--- start of Stored data ---

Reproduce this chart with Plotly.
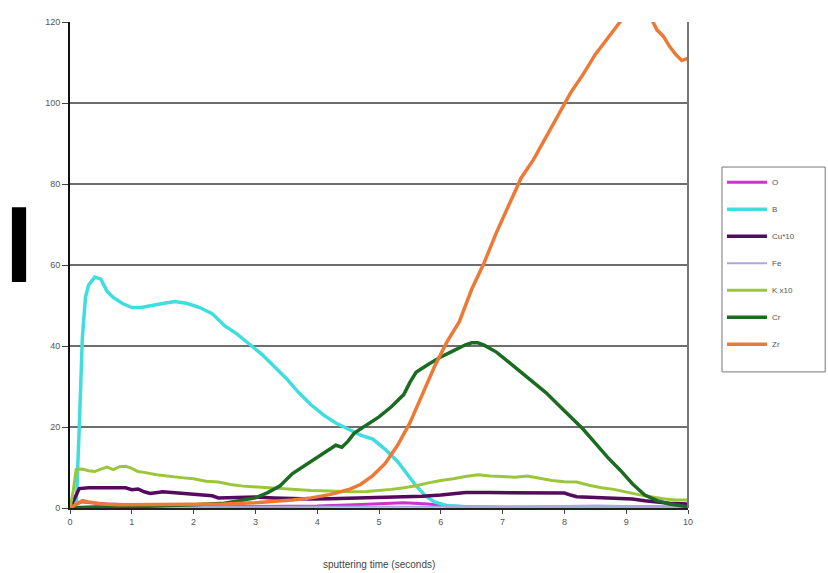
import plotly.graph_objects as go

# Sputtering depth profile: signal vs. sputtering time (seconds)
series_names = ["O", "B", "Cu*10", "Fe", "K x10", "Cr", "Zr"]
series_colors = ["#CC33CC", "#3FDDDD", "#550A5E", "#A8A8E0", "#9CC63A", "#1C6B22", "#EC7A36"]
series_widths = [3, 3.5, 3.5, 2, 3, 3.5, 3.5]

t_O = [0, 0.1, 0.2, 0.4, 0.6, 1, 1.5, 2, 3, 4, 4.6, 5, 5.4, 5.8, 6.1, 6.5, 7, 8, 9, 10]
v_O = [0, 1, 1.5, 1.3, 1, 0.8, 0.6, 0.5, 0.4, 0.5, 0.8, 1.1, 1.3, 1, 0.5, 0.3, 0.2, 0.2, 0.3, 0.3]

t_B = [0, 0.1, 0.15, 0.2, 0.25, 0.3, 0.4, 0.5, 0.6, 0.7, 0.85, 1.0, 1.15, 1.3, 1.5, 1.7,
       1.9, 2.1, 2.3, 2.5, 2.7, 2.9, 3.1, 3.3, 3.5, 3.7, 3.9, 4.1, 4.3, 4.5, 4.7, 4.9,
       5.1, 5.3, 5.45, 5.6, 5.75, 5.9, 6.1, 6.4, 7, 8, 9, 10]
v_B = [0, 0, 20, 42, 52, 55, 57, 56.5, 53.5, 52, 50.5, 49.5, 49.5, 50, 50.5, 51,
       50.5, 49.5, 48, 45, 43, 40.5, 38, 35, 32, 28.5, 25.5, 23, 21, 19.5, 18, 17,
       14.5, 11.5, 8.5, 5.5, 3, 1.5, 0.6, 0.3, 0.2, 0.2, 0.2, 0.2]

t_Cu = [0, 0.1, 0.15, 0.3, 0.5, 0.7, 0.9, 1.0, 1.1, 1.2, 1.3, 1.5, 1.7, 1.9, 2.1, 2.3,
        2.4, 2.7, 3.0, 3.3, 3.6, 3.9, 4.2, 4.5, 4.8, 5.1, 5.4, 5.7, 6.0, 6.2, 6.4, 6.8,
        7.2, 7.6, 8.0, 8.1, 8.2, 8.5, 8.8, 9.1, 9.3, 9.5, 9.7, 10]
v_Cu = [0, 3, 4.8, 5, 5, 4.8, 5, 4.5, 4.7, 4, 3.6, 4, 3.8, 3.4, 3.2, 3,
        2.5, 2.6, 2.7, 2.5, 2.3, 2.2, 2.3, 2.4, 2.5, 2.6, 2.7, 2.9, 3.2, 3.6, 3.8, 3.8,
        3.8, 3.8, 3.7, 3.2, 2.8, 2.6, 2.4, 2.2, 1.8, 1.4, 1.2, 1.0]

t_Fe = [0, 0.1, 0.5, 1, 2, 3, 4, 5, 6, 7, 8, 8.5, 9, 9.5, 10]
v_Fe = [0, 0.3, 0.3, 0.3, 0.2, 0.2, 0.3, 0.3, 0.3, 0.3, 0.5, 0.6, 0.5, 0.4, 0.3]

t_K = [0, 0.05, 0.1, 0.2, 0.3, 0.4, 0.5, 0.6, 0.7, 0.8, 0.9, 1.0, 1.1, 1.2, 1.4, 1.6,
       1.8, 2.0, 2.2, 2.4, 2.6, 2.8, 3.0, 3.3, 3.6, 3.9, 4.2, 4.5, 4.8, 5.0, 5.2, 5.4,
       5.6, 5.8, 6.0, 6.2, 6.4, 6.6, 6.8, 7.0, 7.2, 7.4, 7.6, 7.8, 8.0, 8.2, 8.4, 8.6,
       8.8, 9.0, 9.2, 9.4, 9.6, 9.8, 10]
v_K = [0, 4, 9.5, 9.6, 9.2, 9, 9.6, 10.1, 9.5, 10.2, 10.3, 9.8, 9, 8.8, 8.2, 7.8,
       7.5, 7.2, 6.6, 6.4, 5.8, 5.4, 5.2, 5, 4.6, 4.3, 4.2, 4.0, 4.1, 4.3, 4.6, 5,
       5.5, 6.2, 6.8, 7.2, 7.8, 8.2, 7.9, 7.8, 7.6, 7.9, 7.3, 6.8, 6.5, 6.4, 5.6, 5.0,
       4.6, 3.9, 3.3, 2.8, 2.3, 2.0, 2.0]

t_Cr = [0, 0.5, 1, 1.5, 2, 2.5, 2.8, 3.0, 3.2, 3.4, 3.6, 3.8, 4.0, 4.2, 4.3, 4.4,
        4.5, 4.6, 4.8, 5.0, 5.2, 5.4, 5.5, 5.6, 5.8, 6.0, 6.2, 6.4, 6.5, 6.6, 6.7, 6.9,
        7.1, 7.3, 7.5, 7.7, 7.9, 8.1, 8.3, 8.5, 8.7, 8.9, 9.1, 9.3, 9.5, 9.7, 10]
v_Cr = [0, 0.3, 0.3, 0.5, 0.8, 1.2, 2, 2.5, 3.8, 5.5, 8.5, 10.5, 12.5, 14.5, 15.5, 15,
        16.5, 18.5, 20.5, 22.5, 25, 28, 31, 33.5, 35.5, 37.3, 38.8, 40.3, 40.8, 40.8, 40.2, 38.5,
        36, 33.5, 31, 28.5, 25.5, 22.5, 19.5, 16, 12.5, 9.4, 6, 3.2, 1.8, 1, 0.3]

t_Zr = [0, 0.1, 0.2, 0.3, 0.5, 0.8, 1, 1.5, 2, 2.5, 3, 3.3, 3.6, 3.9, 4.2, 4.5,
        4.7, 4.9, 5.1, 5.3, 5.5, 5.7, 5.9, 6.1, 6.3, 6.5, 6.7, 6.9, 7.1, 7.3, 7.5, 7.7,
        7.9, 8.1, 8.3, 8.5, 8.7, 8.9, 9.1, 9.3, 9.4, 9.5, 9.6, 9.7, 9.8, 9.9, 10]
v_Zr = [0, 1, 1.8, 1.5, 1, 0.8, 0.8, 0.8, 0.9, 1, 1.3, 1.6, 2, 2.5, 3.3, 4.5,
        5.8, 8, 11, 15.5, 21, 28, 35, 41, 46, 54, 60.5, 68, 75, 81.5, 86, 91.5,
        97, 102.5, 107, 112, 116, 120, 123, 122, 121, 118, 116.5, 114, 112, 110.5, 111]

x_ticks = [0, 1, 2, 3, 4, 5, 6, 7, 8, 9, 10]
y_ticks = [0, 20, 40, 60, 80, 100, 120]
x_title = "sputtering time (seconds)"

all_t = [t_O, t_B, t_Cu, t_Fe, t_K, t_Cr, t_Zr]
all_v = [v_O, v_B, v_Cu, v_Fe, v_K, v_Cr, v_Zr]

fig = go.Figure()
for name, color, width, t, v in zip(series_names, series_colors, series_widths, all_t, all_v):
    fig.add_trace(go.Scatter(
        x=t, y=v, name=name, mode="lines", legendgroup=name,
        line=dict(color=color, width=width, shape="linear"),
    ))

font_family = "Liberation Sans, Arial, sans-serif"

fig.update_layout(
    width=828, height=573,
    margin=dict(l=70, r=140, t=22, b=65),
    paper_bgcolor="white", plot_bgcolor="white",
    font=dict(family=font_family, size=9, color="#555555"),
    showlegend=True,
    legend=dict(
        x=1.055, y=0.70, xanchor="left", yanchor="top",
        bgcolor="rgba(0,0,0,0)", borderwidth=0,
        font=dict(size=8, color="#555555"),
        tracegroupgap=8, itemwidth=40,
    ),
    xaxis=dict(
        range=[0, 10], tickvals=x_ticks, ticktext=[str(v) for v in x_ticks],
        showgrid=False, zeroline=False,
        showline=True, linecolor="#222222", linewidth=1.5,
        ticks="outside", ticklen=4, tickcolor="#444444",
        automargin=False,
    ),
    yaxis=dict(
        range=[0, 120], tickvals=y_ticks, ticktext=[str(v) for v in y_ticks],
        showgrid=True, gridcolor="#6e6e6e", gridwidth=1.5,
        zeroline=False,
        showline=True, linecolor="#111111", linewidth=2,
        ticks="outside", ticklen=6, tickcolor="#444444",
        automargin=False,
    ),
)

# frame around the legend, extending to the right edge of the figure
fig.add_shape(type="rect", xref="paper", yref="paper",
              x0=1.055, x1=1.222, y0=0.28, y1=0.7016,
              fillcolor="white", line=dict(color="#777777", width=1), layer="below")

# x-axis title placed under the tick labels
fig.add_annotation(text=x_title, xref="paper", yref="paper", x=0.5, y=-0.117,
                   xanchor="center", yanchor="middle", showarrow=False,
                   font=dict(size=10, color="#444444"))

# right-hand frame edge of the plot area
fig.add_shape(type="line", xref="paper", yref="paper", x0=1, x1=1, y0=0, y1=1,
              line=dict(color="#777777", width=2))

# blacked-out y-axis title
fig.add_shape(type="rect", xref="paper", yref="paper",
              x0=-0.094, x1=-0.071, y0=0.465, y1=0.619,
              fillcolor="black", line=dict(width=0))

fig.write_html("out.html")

--- end of Stored data ---

What is being asked:
Repeat, exactly and in full, each line from the start of the data to the line that contains "0.2, 0.3, 0.3]". Pictures do not go in.

Problem solution:
Reproduce this chart with Plotly.
import plotly.graph_objects as go

# Sputtering depth profile: signal vs. sputtering time (seconds)
series_names = ["O", "B", "Cu*10", "Fe", "K x10", "Cr", "Zr"]
series_colors = ["#CC33CC", "#3FDDDD", "#550A5E", "#A8A8E0", "#9CC63A", "#1C6B22", "#EC7A36"]
series_widths = [3, 3.5, 3.5, 2, 3, 3.5, 3.5]

t_O = [0, 0.1, 0.2, 0.4, 0.6, 1, 1.5, 2, 3, 4, 4.6, 5, 5.4, 5.8, 6.1, 6.5, 7, 8, 9, 10]
v_O = [0, 1, 1.5, 1.3, 1, 0.8, 0.6, 0.5, 0.4, 0.5, 0.8, 1.1, 1.3, 1, 0.5, 0.3, 0.2, 0.2, 0.3, 0.3]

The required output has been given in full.